--- BEGIN Dataset extract ---
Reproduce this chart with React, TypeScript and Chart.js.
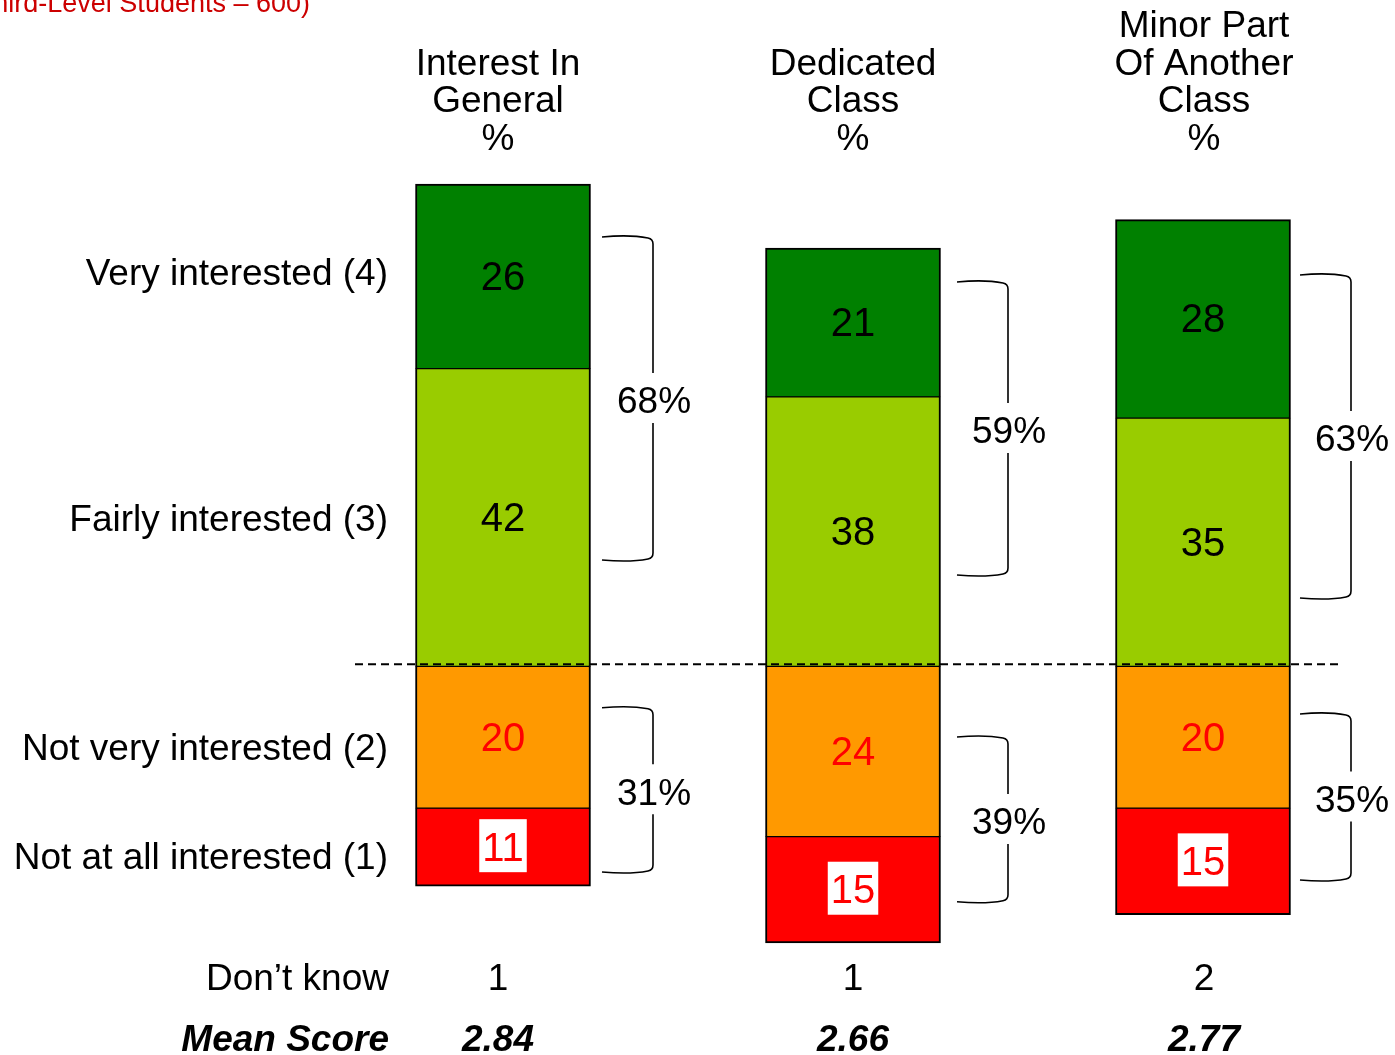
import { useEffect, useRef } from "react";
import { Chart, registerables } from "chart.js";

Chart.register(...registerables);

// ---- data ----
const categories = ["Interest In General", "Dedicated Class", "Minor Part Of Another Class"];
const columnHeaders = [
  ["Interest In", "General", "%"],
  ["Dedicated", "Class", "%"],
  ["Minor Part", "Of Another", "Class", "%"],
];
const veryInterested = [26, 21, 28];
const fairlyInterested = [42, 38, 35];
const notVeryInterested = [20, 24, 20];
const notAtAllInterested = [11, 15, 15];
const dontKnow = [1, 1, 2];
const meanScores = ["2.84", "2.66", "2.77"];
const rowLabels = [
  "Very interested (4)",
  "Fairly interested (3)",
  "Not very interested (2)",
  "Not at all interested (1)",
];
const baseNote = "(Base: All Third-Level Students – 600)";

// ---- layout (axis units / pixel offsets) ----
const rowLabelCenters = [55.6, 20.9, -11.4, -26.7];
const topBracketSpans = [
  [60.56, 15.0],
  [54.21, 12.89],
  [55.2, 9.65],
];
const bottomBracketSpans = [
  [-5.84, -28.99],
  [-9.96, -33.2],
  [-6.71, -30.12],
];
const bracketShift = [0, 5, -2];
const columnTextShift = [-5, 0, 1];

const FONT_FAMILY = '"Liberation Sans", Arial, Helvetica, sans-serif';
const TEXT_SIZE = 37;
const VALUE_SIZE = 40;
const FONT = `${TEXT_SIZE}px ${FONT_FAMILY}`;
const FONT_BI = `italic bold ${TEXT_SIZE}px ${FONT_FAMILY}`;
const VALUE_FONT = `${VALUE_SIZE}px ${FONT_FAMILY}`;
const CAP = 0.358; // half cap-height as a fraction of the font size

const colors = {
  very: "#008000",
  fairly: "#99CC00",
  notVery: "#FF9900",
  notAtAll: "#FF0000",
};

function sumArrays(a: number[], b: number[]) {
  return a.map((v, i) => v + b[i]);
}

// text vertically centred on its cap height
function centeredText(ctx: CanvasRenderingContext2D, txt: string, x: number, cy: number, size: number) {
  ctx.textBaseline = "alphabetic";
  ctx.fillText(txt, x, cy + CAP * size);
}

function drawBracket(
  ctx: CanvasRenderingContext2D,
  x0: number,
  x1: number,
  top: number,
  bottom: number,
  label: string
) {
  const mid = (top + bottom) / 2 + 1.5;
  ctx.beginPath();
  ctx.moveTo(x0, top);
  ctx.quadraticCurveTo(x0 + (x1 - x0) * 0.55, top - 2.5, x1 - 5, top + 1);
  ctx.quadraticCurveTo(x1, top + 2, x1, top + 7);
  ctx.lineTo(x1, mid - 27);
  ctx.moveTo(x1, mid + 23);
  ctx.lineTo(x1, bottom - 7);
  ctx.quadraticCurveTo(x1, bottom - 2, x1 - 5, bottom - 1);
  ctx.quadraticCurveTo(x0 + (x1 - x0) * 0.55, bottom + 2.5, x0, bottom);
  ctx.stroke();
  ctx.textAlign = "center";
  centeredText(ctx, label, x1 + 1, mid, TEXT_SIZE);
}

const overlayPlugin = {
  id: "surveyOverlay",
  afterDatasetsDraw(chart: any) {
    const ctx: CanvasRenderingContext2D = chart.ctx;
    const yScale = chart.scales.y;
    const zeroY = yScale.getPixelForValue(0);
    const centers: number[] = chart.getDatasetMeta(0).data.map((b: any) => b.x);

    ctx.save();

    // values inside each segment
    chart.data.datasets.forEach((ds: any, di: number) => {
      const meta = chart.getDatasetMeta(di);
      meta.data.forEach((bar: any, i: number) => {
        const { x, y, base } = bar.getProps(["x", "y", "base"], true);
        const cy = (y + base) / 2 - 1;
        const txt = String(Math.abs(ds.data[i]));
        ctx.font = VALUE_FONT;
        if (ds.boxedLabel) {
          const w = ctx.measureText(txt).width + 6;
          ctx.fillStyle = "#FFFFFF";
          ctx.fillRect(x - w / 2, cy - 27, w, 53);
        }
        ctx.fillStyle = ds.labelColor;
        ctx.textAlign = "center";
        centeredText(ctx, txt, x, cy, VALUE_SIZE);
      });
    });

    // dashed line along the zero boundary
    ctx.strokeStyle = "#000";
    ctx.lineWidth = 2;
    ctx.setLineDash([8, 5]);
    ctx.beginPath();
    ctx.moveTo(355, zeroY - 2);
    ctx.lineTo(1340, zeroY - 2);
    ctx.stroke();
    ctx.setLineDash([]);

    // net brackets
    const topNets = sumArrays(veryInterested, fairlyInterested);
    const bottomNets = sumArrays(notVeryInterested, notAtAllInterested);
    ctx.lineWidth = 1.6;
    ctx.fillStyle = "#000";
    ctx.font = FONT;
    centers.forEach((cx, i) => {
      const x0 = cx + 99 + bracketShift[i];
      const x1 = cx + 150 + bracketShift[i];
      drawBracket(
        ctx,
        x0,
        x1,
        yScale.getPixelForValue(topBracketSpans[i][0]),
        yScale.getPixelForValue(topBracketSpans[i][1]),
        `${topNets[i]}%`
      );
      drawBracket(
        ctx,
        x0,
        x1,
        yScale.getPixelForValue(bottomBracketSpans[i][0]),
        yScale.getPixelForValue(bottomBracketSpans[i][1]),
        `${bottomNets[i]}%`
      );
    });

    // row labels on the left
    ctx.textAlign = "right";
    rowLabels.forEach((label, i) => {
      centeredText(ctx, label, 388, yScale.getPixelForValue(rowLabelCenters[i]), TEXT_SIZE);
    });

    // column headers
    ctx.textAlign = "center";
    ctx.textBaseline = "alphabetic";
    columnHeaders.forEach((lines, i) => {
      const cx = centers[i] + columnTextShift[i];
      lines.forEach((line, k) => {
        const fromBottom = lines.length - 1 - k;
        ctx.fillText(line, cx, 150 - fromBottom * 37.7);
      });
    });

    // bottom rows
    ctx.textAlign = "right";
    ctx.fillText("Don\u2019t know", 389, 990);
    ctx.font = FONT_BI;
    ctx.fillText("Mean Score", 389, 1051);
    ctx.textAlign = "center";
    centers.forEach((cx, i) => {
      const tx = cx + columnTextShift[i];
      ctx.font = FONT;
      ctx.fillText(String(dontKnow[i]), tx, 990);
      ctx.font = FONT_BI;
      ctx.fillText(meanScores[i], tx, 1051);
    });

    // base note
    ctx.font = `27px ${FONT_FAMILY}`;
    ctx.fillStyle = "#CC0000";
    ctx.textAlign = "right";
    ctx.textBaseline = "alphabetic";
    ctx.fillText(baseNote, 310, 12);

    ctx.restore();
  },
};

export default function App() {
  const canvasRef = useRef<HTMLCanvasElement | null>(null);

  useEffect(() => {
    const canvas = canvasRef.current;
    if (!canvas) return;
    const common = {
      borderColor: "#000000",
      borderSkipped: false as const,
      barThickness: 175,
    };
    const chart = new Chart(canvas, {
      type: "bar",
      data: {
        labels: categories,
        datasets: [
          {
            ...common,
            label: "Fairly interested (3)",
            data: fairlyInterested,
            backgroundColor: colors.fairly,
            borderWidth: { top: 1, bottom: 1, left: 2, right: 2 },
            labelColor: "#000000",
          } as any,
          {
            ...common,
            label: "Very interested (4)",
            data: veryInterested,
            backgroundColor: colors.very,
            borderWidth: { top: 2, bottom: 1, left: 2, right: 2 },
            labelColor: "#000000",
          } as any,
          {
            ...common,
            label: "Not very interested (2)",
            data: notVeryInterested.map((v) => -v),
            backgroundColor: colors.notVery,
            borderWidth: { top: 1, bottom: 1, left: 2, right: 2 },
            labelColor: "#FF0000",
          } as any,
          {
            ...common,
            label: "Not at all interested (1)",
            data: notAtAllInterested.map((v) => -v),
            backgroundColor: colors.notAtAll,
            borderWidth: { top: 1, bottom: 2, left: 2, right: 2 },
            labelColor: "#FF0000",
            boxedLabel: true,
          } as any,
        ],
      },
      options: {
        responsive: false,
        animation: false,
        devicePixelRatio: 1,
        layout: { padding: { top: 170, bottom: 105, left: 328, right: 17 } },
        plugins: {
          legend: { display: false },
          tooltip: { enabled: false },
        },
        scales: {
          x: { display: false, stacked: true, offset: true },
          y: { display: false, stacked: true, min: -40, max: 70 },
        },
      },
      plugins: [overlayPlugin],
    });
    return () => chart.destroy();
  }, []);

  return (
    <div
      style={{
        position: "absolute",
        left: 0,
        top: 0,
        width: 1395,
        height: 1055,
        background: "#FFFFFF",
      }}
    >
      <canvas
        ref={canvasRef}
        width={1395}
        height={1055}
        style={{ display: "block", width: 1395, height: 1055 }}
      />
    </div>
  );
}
--- END Dataset extract ---
Problem description
Take the lines from the start of the material to the line with "Chart.register(...registerables);", both included, and transcribe them exactly without the pictures.

Solved exercise
Reproduce this chart with React, TypeScript and Chart.js.
import { useEffect, useRef } from "react";
import { Chart, registerables } from "chart.js";

Chart.register(...registerables);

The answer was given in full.